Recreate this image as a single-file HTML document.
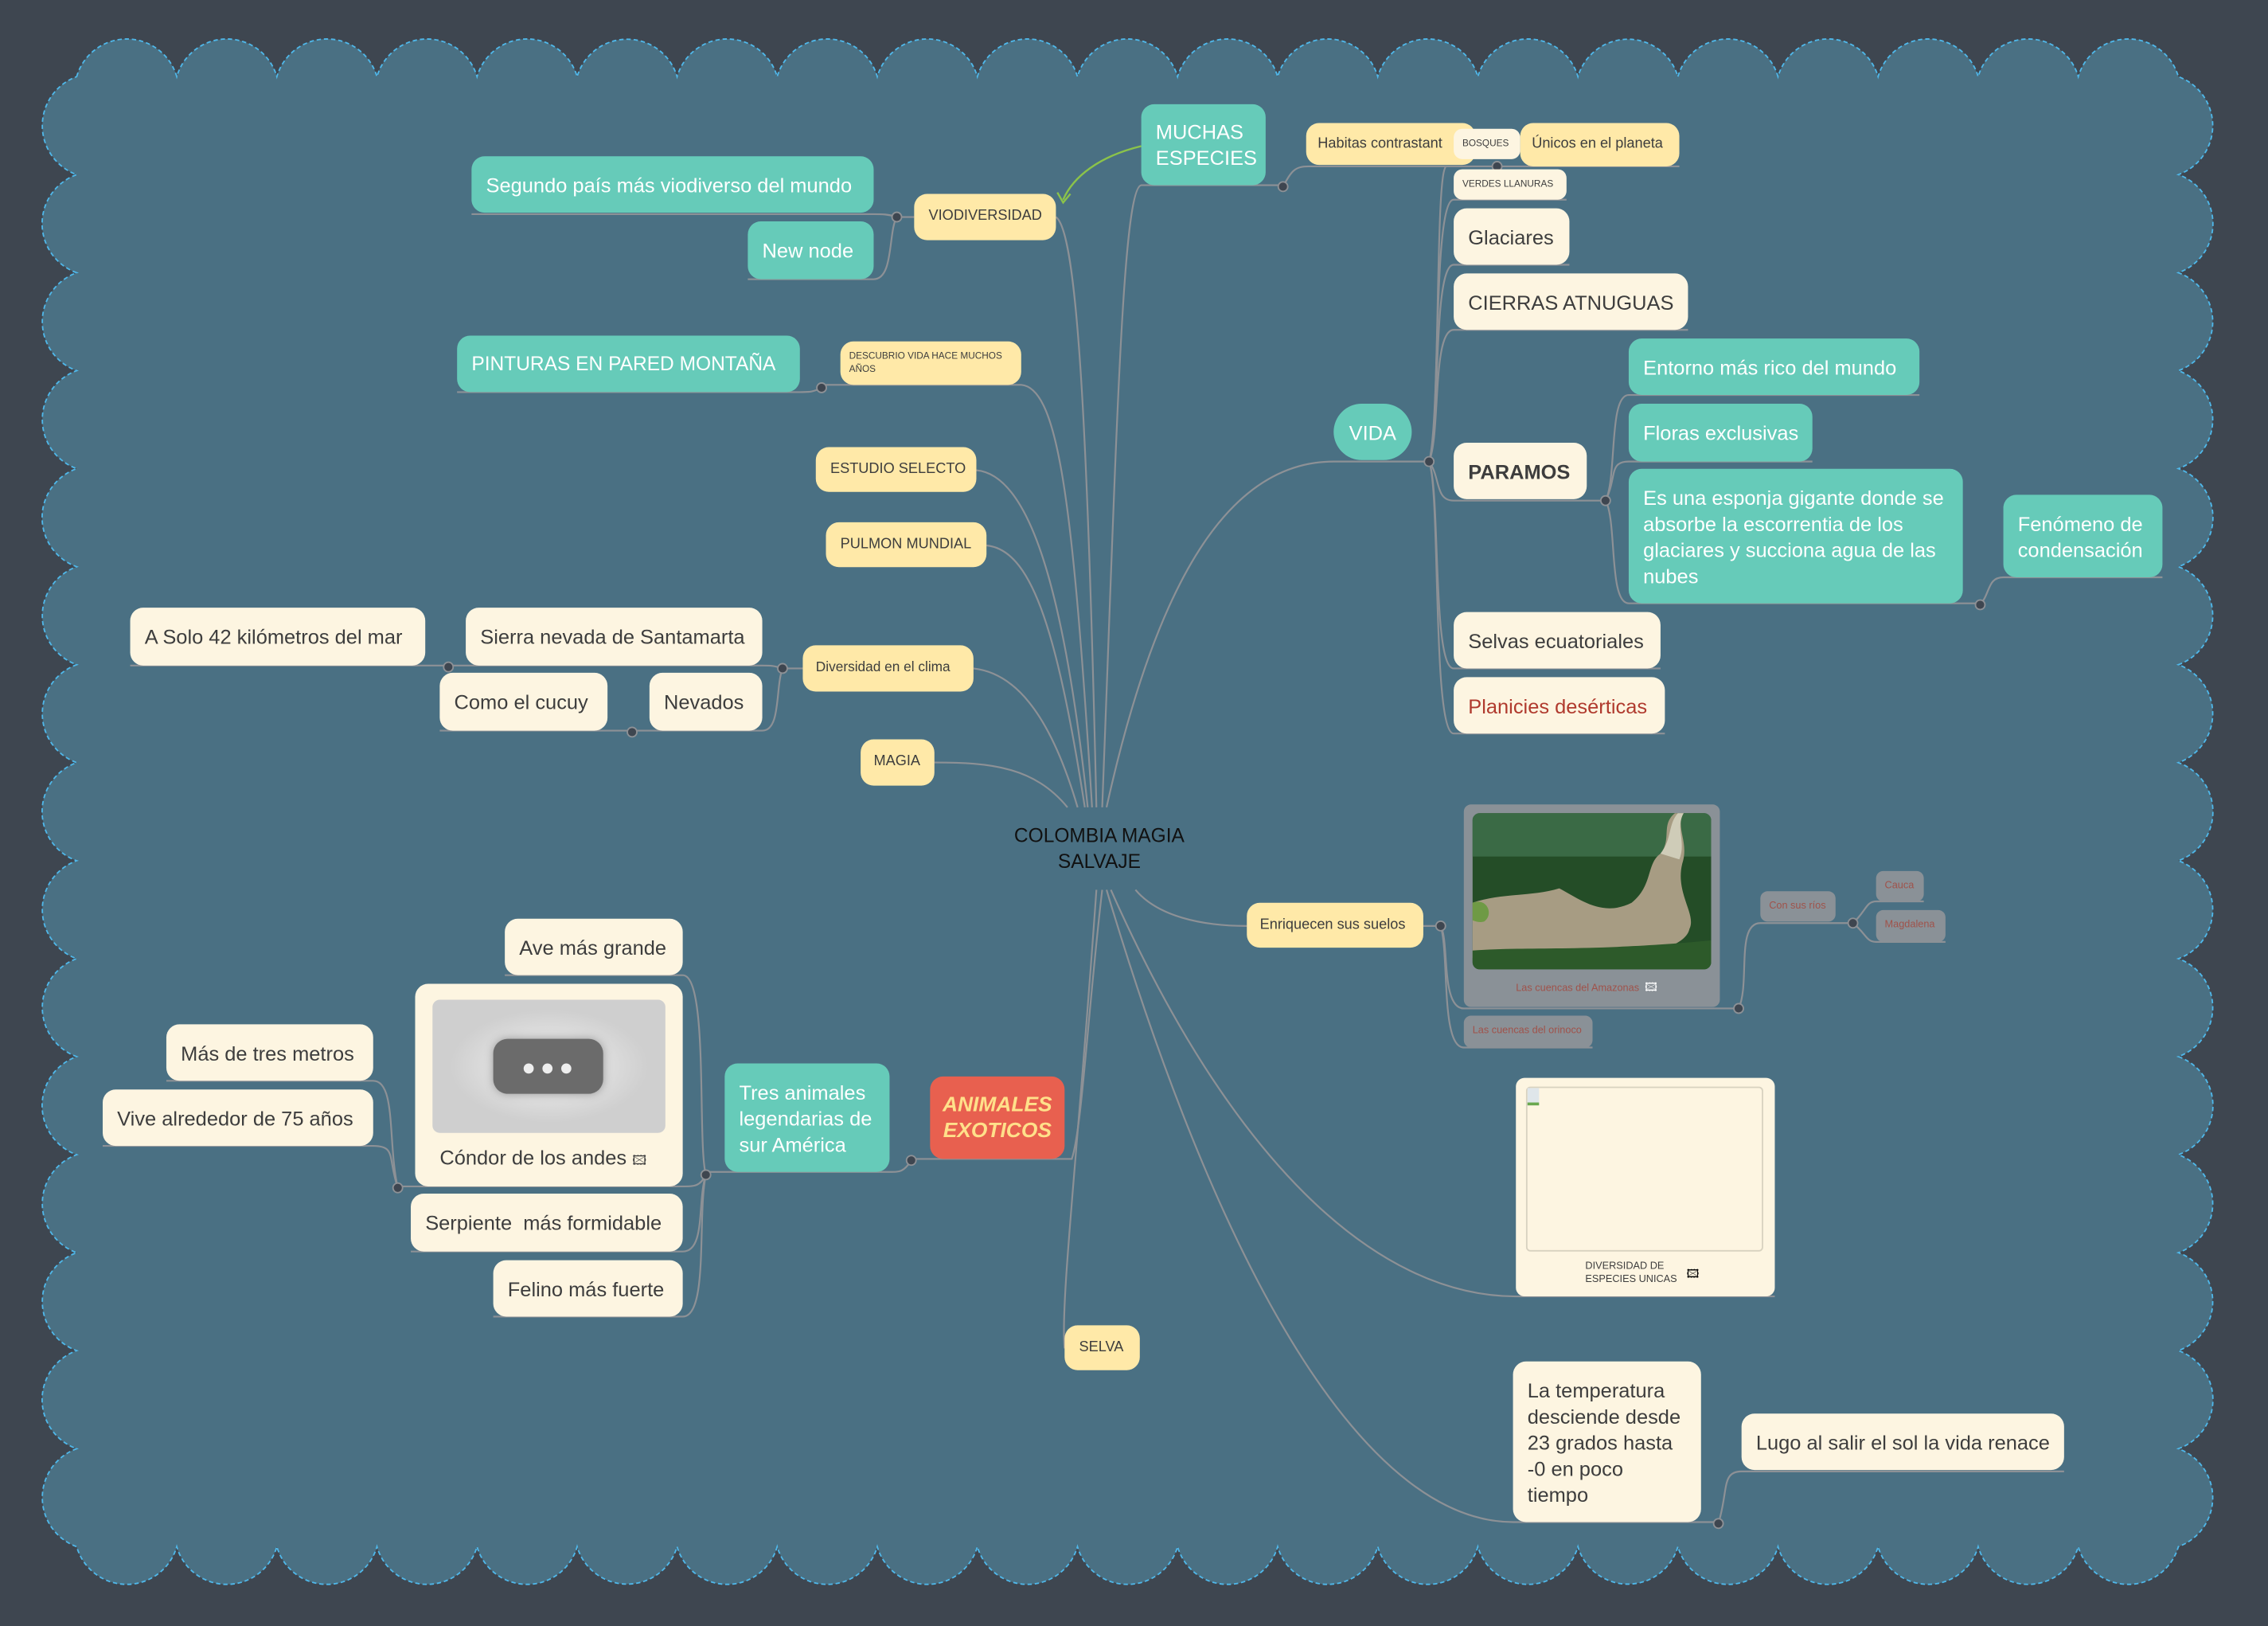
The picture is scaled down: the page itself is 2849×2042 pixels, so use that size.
<!DOCTYPE html>
<html><head><meta charset="utf-8">
<style>
html,body{margin:0;padding:0;background:#3e4650;}
body{width:2849px;height:2042px;overflow:hidden;position:relative;}
#stage{position:absolute;left:0;top:0;width:1568px;height:1124px;transform:scale(1.817);transform-origin:0 0;font-family:"Liberation Sans",sans-serif;}
svg{position:absolute;left:0;top:0;overflow:visible}
.n{position:absolute;box-sizing:border-box;border-radius:9px;display:flex;align-items:center;padding:0 10px;color:#3d3d3d;font-size:14px;line-height:18px;white-space:nowrap}
.t{background:#66cbb9;color:#fff;}
.y{background:#ffe9a8;font-size:10px;}
.c{background:#fdf5e1;}
.g{background:#8a9197;color:#a0524a;font-size:7px;border-radius:5px;padding:0 6px}
</style></head><body>
<div id="stage">
<svg width="1568" height="1124" id="bg"><path id="cloud" fill="#4a7083" stroke="#4fb8ea" stroke-width="1" stroke-dasharray="3,2"/></svg>
<svg width="1568" height="1124" fill="none" stroke="#8d9196" stroke-width="1.2">
<path d="M762,558 C772,300 776,130 789,128 L887,128"/>
<path d="M758,558 C752,300 745,160 730,150"/>
<path d="M755,558 C742,350 732,268 706,266 L568,266"/>
<path d="M752,558 C735,400 710,328 675,325"/>
<path d="M750,558 C730,430 712,380 682,377"/>
<path d="M745,558 C725,490 700,465 673,462"/>
<path d="M738,558 C715,530 685,527 646,527"/>
<path d="M765,558 C800,400 850,319 922,319 L988,319"/>
<path d="M785,615 C800,633 830,640 862,640"/>
<path d="M762,615 C752,700 748,780 741,801 L630,801"/>
<path d="M758,615 C745,800 733,900 736,932"/>
<path d="M768,615 C850,800 950,896 1048,896 L1227,896"/>
<path d="M765,615 C850,900 950,1052 1046,1052 L1188,1052"/>
<path d="M887,129 C893,118 895,115 905,115 L1161,115"/>
<path d="M632,150 L620,150 C614,148 610,148 604,148 L326,148"/>
<path d="M620,150 C614,160 618,193 604,193 L517,193"/>
<path d="M568,268 C562,271 560,271 553,271 L316,271"/>
<path d="M988,319 C996,300 990,138 1005,138 L1083,138"/>
<path d="M988,319 C996,290 992,115 1000,115"/>
<path d="M988,319 C996,300 990,183 1005,183 L1085,183"/>
<path d="M988,319 C996,300 990,228 1005,228 L1167,228"/>
<path d="M988,319 C996,330 992,346 1005,346 L1110,346"/>
<path d="M988,319 C996,340 990,462 1005,462 L1148,462"/>
<path d="M988,319 C996,340 990,507 1005,507 L1151,507"/>
<path d="M1110,346 C1118,330 1112,273 1126,273 L1327,273"/>
<path d="M1110,346 C1118,330 1112,319 1126,319 L1253,319"/>
<path d="M1110,346 C1118,360 1112,417 1126,417 L1369,417"/>
<path d="M1369,418 C1376,410 1374,399 1385,399 L1495,399"/>
<path d="M555,462 L541,462 C535,460 533,460 527,460 L90,460"/>
<path d="M541,462 C536,475 540,505 527,505 L304,505"/>
<path d="M630,802 C625,810 622,810 615,810 L488,810"/>
<path d="M488,812 C482,790 490,674 472,674 L349,674"/>
<path d="M488,812 C484,820 480,820 472,820 L275,820"/>
<path d="M488,812 C482,830 488,865 472,865 L284,865"/>
<path d="M488,812 C482,840 490,910 472,910 L341,910"/>
<path d="M275,821 C268,790 274,747 258,747 L115,747"/>
<path d="M275,821 C268,800 274,792 258,792 L71,792"/>
<path d="M984,640 L996,640 C1002,650 996,697 1012,697 L1202,697"/>
<path d="M996,640 C1002,660 996,724 1012,724 L1101,724"/>
<path d="M1202,697 C1210,680 1200,638 1217,638 L1281,638"/>
<path d="M1281,638 C1290,630 1290,623 1297,623 L1330,623"/>
<path d="M1281,638 C1290,645 1290,651 1297,651 L1345,651"/>
<path d="M1188,1053 C1195,1030 1190,1017 1204,1017 L1427,1017"/>
<path d="M789,101 C760,108 742,122 735,138" stroke="#8bc34a" stroke-width="1.3"/>
<path d="M731,133 L735,140 L740,134" stroke="#8bc34a" stroke-width="1.3"/>
<g fill="#3e4650" stroke="#8d9196" stroke-width="1">
<circle cx="887" cy="129" r="3.3"/><circle cx="620" cy="150" r="3.3"/><circle cx="568" cy="268" r="3.3"/>
<circle cx="988" cy="319" r="3.3"/><circle cx="1110" cy="346" r="3.3"/><circle cx="1369" cy="418" r="3.3"/>
<circle cx="1035" cy="115" r="3.3"/>
<circle cx="541" cy="462" r="3.3"/><circle cx="310" cy="461" r="3.3"/><circle cx="437" cy="506" r="3.3"/>
<circle cx="630" cy="802" r="3.3"/><circle cx="488" cy="812" r="3.3"/><circle cx="275" cy="821" r="3.3"/>
<circle cx="996" cy="640" r="3.3"/><circle cx="1202" cy="697" r="3.3"/><circle cx="1281" cy="638" r="3.3"/>
<circle cx="1188" cy="1053" r="3.3"/>
</g>
</svg>

<div style="position:absolute;left:690px;top:569px;width:140px;text-align:center;font-size:13.5px;line-height:18px;color:#111">COLOMBIA MAGIA<br>SALVAJE</div>

<div class="n t" style="left:789px;top:72px;width:86px;height:56px;font-size:14px;white-space:normal">MUCHAS ESPECIES</div>
<div class="n y" style="left:903px;top:85px;width:117px;height:29px;padding-left:8px">Habitas contrastant</div>
<div class="n y" style="left:1051px;top:85px;width:110px;height:30px;padding-left:8px">Únicos en el planeta</div>
<div class="n c" style="left:1005px;top:89px;width:46px;height:21px;font-size:6.5px;padding:0 6px;border-radius:6px">BOSQUES</div>
<div class="n c" style="left:1005px;top:117px;width:78px;height:21px;font-size:6.5px;padding:0 6px;border-radius:6px">VERDES LLANURAS</div>
<div class="n c" style="left:1005px;top:144px;width:80px;height:39px">Glaciares</div>
<div class="n c" style="left:1005px;top:189px;width:162px;height:39px">CIERRAS ATNUGUAS</div>
<div class="n t" style="left:922px;top:279px;width:54px;height:39px;border-radius:20px;font-size:14px;justify-content:center;padding:0">VIDA</div>
<div class="n c" style="left:1005px;top:306px;width:92px;height:39px;font-weight:bold">PARAMOS</div>
<div class="n t" style="left:1126px;top:234px;width:201px;height:39px">Entorno más rico del mundo</div>
<div class="n t" style="left:1126px;top:279px;width:127px;height:40px">Floras exclusivas</div>
<div class="n t" style="left:1126px;top:324px;width:231px;height:93px;white-space:normal">Es una esponja gigante donde se absorbe la escorrentia de los glaciares y succiona agua de las nubes</div>
<div class="n t" style="left:1385px;top:342px;width:110px;height:57px;white-space:normal">Fenómeno de condensación</div>
<div class="n c" style="left:1005px;top:423px;width:143px;height:39px">Selvas ecuatoriales</div>
<div class="n c" style="left:1005px;top:468px;width:146px;height:39px;color:#b03a2e">Planicies desérticas</div>

<div class="n t" style="left:326px;top:108px;width:278px;height:39px">Segundo país más viodiverso del mundo</div>
<div class="n t" style="left:517px;top:153px;width:87px;height:40px">New node</div>
<div class="n y" style="left:632px;top:134px;width:98px;height:32px">VIODIVERSIDAD</div>
<div class="n t" style="left:316px;top:232px;width:237px;height:39px;font-size:13.5px">PINTURAS EN PARED MONTAÑA</div>
<div class="n y" style="left:581px;top:236px;width:125px;height:30px;font-size:6.5px;line-height:9px;white-space:normal;padding:0 6px">DESCUBRIO VIDA HACE MUCHOS AÑOS</div>
<div class="n y" style="left:564px;top:309px;width:111px;height:31px">ESTUDIO SELECTO</div>
<div class="n y" style="left:571px;top:361px;width:111px;height:31px">PULMON MUNDIAL</div>
<div class="n y" style="left:555px;top:446px;width:118px;height:32px;font-size:9.5px;padding:0 9px">Diversidad en el clima</div>
<div class="n c" style="left:322px;top:420px;width:205px;height:40px">Sierra nevada de Santamarta</div>
<div class="n c" style="left:90px;top:420px;width:204px;height:40px">A Solo 42 kilómetros del mar</div>
<div class="n c" style="left:304px;top:465px;width:116px;height:40px">Como el cucuy</div>
<div class="n c" style="left:449px;top:465px;width:78px;height:40px">Nevados</div>
<div class="n y" style="left:595px;top:511px;width:51px;height:32px;padding:0 9px">MAGIA</div>

<div class="n c" style="left:349px;top:635px;width:123px;height:39px">Ave más grande</div>
<div class="n c" style="left:287px;top:680px;width:185px;height:140px;display:block;padding:0">
 <div style="position:absolute;left:12px;top:11px;width:161px;height:92px;background:radial-gradient(ellipse at center,#f2f2f2 0%,#cfcfcf 60%);border-radius:5px"></div>
 <div style="position:absolute;left:54px;top:38px;width:76px;height:38px;background:#6b6b6b;border-radius:10px;box-shadow:0 0 6px #999"></div>
 <div style="position:absolute;left:75px;top:55px;width:7px;height:7px;border-radius:50%;background:#eee"></div>
 <div style="position:absolute;left:88px;top:55px;width:7px;height:7px;border-radius:50%;background:#eee"></div>
 <div style="position:absolute;left:101px;top:55px;width:7px;height:7px;border-radius:50%;background:#eee"></div>
 <div style="position:absolute;left:17px;top:111px;font-size:14px">Cóndor de los andes <span style="font-size:9px">🖾</span></div>
</div>
<div class="n c" style="left:115px;top:708px;width:143px;height:39px">Más de tres metros</div>
<div class="n c" style="left:71px;top:753px;width:187px;height:39px">Vive alrededor de 75 años</div>
<div class="n c" style="left:284px;top:825px;width:188px;height:40px">Serpiente&nbsp; más formidable</div>
<div class="n c" style="left:341px;top:871px;width:131px;height:39px">Felino más fuerte</div>
<div class="n t" style="left:501px;top:735px;width:114px;height:75px;white-space:normal">Tres animales legendarias de sur América</div>
<div class="n" style="left:643px;top:744px;width:93px;height:57px;background:#e8604f;color:#ffe08a;font-size:14.5px;font-weight:bold;font-style:italic;white-space:normal;justify-content:center;text-align:center;padding:0 6px">ANIMALES EXOTICOS</div>
<div class="n y" style="left:736px;top:916px;width:52px;height:31px;padding:0 10px">SELVA</div>

<div class="n y" style="left:862px;top:624px;width:122px;height:31px;padding:0 9px">Enriquecen sus suelos</div>
<div style="position:absolute;left:1012px;top:556px;width:177px;height:140px;background:#8a9197;border-radius:5px">
 <svg style="position:absolute;left:6px;top:6px" width="165" height="108" viewBox="0 0 165 108">
  <defs><clipPath id="cp"><rect width="165" height="108" rx="5"/></clipPath></defs>
  <g clip-path="url(#cp)">
  <rect width="165" height="108" fill="#244d27"/>
  <rect width="165" height="30" fill="#3a6a45"/>
  <path d="M0,62 C20,55 40,58 60,52 C75,60 90,72 110,62 C125,50 120,35 130,28 C138,18 130,8 140,0 L146,0 C140,10 150,20 145,35 C140,55 155,70 150,80 C148,90 130,95 120,97 L0,100 Z" fill="#a79c83"/>
  <path d="M130,28 C138,18 135,8 142,0 L146,0 C140,10 148,20 143,32 Z" fill="#cfccb8"/>
  <path d="M0,95 C40,92 80,96 165,88 L165,108 L0,108 Z" fill="#2d5a2a"/>
  <path d="M0,62 C10,58 15,70 8,75 C4,76 0,74 0,74 Z" fill="#6f9a45"/>
  </g>
 </svg>
 <div style="position:absolute;left:36px;top:121px;font-size:7px;color:#a0524a">Las cuencas del Amazonas &nbsp;<span style="color:#fff;font-size:8px">🖾</span></div>
</div>
<div class="n g" style="left:1012px;top:702px;width:89px;height:22px">Las cuencas del orinoco</div>
<div class="n g" style="left:1217px;top:616px;width:52px;height:21px">Con sus ríos</div>
<div class="n g" style="left:1297px;top:602px;width:33px;height:21px">Cauca</div>
<div class="n g" style="left:1297px;top:629px;width:48px;height:22px">Magdalena</div>
<div style="position:absolute;left:1048px;top:745px;width:179px;height:151px;background:#fdf5e1;border-radius:6px">
 <div style="position:absolute;left:7px;top:6px;width:164px;height:114px;border:1px solid #d8d2c0;border-radius:3px;box-sizing:border-box"></div>
 <div style="position:absolute;left:8px;top:7px;width:8px;height:10px;background:#dfe6ea;border-bottom:2px solid #6aa84f"></div>
 <div style="position:absolute;left:48px;top:126px;font-size:7px;line-height:9px;color:#3d3d3d">DIVERSIDAD DE<br>ESPECIES UNICAS</div>
 <div style="position:absolute;left:118px;top:130px;font-size:8px">🖾</div>
</div>
<div class="n c" style="left:1046px;top:941px;width:130px;height:111px;white-space:normal">La temperatura desciende desde 23 grados hasta -0 en poco tiempo</div>
<div class="n c" style="left:1204px;top:977px;width:223px;height:39px">Lugo al salir el sol la vida renace</div>
</div>
<script>
(function(){
 var x0=53,x1=1506,y0=53,y1=1069;
 var nx=21,ny=15,d="",i,r1=36,r2=36;
 var dx=(x1-x0)/nx,dy=(y1-y0)/ny;
 d="M"+x0+","+y0;
 for(i=1;i<=nx;i++)d+=" A"+r1+","+r1+" 0 0 1 "+(x0+dx*i).toFixed(1)+","+y0;
 for(i=1;i<=ny;i++)d+=" A"+r2+","+r2+" 0 0 1 "+x1+","+(y0+dy*i).toFixed(1);
 for(i=1;i<=nx;i++)d+=" A"+r1+","+r1+" 0 0 1 "+(x1-dx*i).toFixed(1)+","+y1;
 for(i=1;i<=ny;i++)d+=" A"+r2+","+r2+" 0 0 1 "+x0+","+(y1-dy*i).toFixed(1);
 d+=" Z";
 document.getElementById("cloud").setAttribute("d",d);
})();
</script>
</body></html>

++++++++++++++++++++

Give only the number of lines in the material above that hold the word "document".

_Output for this exercise:_ 2